When The Coastal Star started publishing back in 2008, the downtowns of Boca Raton, Delray Beach and Boynton Beach were hopping on the weekends and holidays, but pretty quiet the rest of the time. Atlantic Crossing in Delray Beach was still being proposed as Atlantic Plaza II, construction had just begun on Las Ventanas (now called One Boynton) in Boynton Beach, and a downtown advisory committee had recently been established as a “means to obtain input and recommendations on the present and future and redevelopment of downtown Boca Raton.”
When the stock market crashed on Sept. 29 and the bubbling champagne of real estate speculation turned to molasses, project plans were put on hold as financing became difficult.
As a result, the downtown areas sat quiet for a few years until the market began its gradual climb back to today’s astronomical heights. As the market reached for the sky, so did downtown development.
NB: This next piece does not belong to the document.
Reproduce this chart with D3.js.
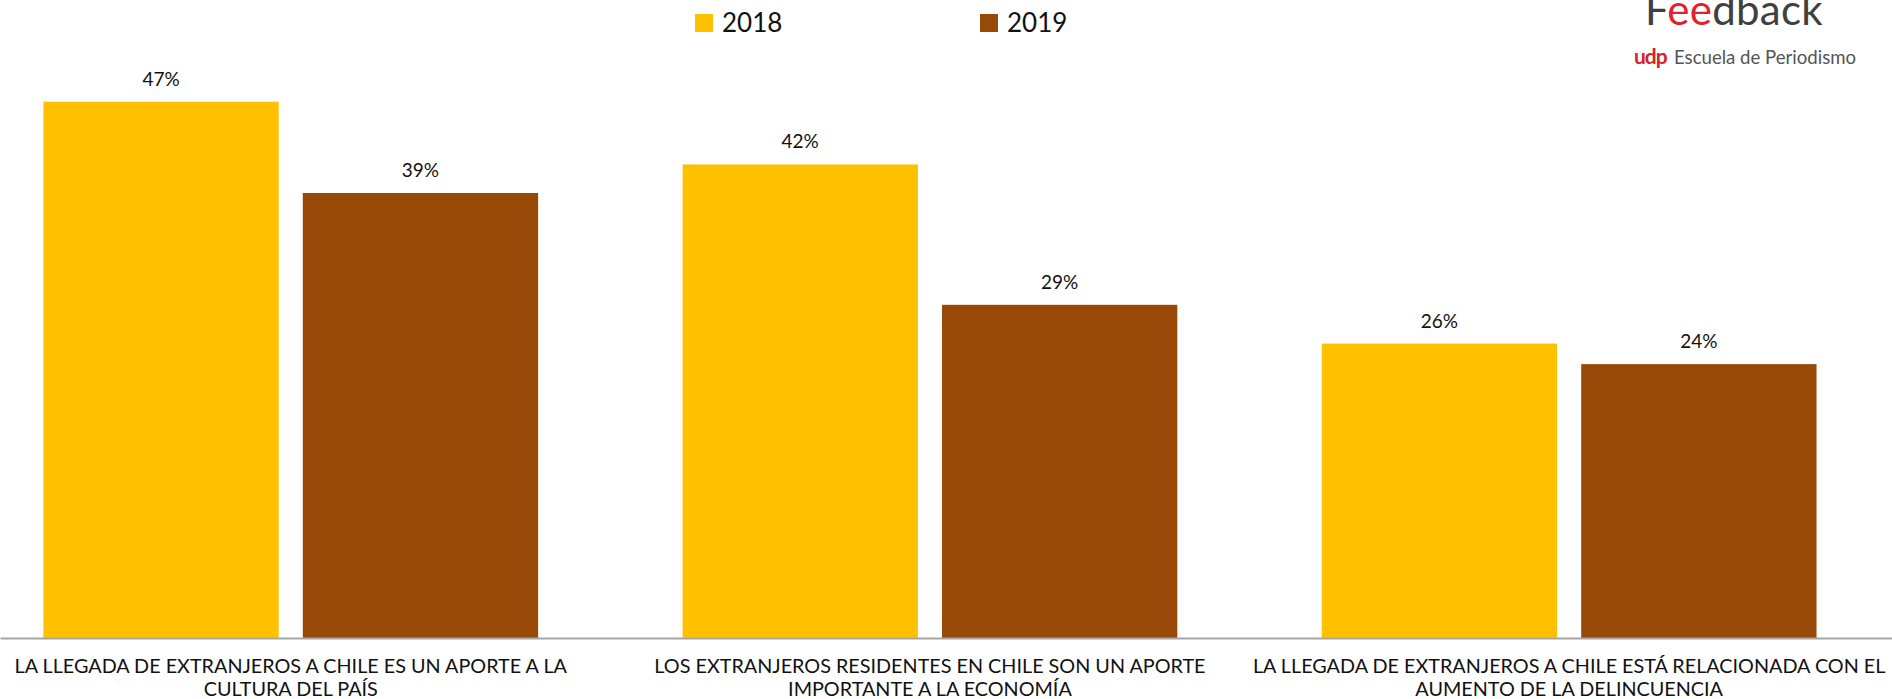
<!DOCTYPE html>
<html>
<head>
<meta charset="utf-8">
<script src="https://cdn.jsdelivr.net/npm/d3@7"></script>
<style>
  html, body { margin: 0; padding: 0; background: #fff; }
  svg { display: block; font-family: Lato, "Open Sans", sans-serif; }
</style>
</head>
<body>
<svg id="chart" width="1892" height="699"></svg>
<script>
// ---- data ----
const categories = [
  ["LA LLEGADA DE EXTRANJEROS A CHILE ES UN APORTE A LA", "CULTURA DEL PAÍS"],
  ["LOS EXTRANJEROS RESIDENTES EN CHILE SON UN APORTE", "IMPORTANTE A LA ECONOMÍA"],
  ["LA LLEGADA DE EXTRANJEROS A CHILE ESTÁ RELACIONADA CON EL", "AUMENTO DE LA DELINCUENCIA"]
];
const seriesNames = ["2018", "2019"];
const values2018 = [47, 41.5, 25.8];
const values2019 = [39, 29.2, 24];
const seriesColors = ["#FFC000", "#984807"];

// ---- layout ----
const W = 1892, H = 699;
const svg = d3.select("#chart");
const baseY = 638;

const x0 = d3.scaleBand()
  .domain(d3.range(categories.length))
  .range([-28.85, 1888.75])
  .paddingInner(0.226)
  .paddingOuter(0.113);

const x1 = d3.scaleBand()
  .domain(seriesNames)
  .range([0, x0.bandwidth()])
  .paddingInner(0.093)
  .paddingOuter(0);

const y = d3.scaleLinear().domain([0, 47]).range([baseY, 101.7]);

const rows = categories.map((c, i) => ({
  i,
  vals: [
    { s: seriesNames[0], v: values2018[i] },
    { s: seriesNames[1], v: values2019[i] }
  ]
}));
const color = d3.scaleOrdinal().domain(seriesNames).range(seriesColors);

const groups = svg.append("g").selectAll("g")
  .data(rows).join("g")
  .attr("transform", d => `translate(${x0(d.i)},0)`);

groups.selectAll("rect")
  .data(d => d.vals).join("rect")
  .attr("x", d => x1(d.s))
  .attr("width", x1.bandwidth())
  .attr("y", d => y(d.v))
  .attr("height", d => baseY - y(d.v))
  .attr("fill", d => color(d.s));

groups.selectAll("text.val")
  .data(d => d.vals).join("text")
  .attr("class", "val")
  .attr("x", d => x1(d.s) + x1.bandwidth() / 2)
  .attr("y", d => y(d.v) - 16)
  .attr("text-anchor", "middle")
  .attr("font-size", 19)
  .attr("fill", "#111")
  .text(d => Math.round(d.v) + "%");

// axis line
const xAxis = d3.axisBottom(d3.scaleLinear().range([0, W])).ticks(0).tickSize(0).tickFormat("");
const ax = svg.append("g").attr("transform", `translate(0,${baseY})`).call(xAxis);
ax.select(".domain").attr("stroke", "#A6A6A6").attr("stroke-width", 2);

// category labels
const labels = svg.append("g").selectAll("text")
  .data(categories).join("text")
  .attr("text-anchor", "middle")
  .attr("font-size", 19.8)
  .attr("fill", "#111")
  .attr("transform", (d, i) => `translate(${x0(i) + x0.bandwidth() / 2},672.5)`);
labels.selectAll("tspan")
  .data(d => d).join("tspan")
  .attr("x", 0)
  .attr("y", (d, j) => j * 23.5)
  .text(d => d);

// legend
const legendX = [695, 980];
const leg = svg.append("g").selectAll("g")
  .data(seriesNames).join("g")
  .attr("transform", (d, i) => `translate(${legendX[i]},14)`);
leg.append("rect").attr("width", 18).attr("height", 18).attr("fill", d => color(d));
leg.append("text").attr("x", 27).attr("y", 18).attr("font-size", 26).attr("fill", "#111").text(d => d);

// logo
const logo = svg.append("g");
const fb = logo.append("text").attr("x", 1645).attr("y", 25).attr("font-size", 42)
  .attr("letter-spacing", 0.3);
fb.append("tspan").attr("fill", "#404040").text("F");
fb.append("tspan").attr("fill", "#E3202D").text("ee");
fb.append("tspan").attr("fill", "#404040").text("dback");
logo.append("text").attr("x", 1634).attr("y", 64).attr("font-size", 21).attr("font-weight", 700)
  .attr("fill", "#D2232E").attr("letter-spacing", -1).text("udp");
logo.append("text").attr("x", 1674).attr("y", 64).attr("font-size", 18.6).attr("fill", "#555")
  .text("Escuela de Periodismo");
</script>
</body>
</html>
Now the construction crane is omnipresent along the Federal Highway corridor.
With this downtown building boom have come controversy and lawsuits, nasty politics and community organizing. Through all the battles, the construction has continued and by the end of 2018, these downtown areas will be vastly changed from what they were in 2008.
Those of us who live across the bridges from the rising downtown construction recognize the benefits of this development to the larger cities. We know that an increased tax base helps pay for public services. Since those of us on the barrier island depend on the public services provided by the cities across the bridges, we know that quality of service matters.
And we don’t want blight along the north/south corridor. We want safe, compelling, walkable downtowns with friendly, public areas. Many of the developments rising across the bridges are trying to work with their neighbors to build something acceptable to current residents as well as new. Some are not.
With this edition we begin a three-part series on the maturing of the downtown areas of Boca Raton, Boynton Beach and Delray Beach. We are taking a close look at the current status of the building boom and projected growth.
With 2018 just around the corner, it’s a good time to look at this urban growth and the impact it will have on the face and pace of our coastal communities in the coming decade.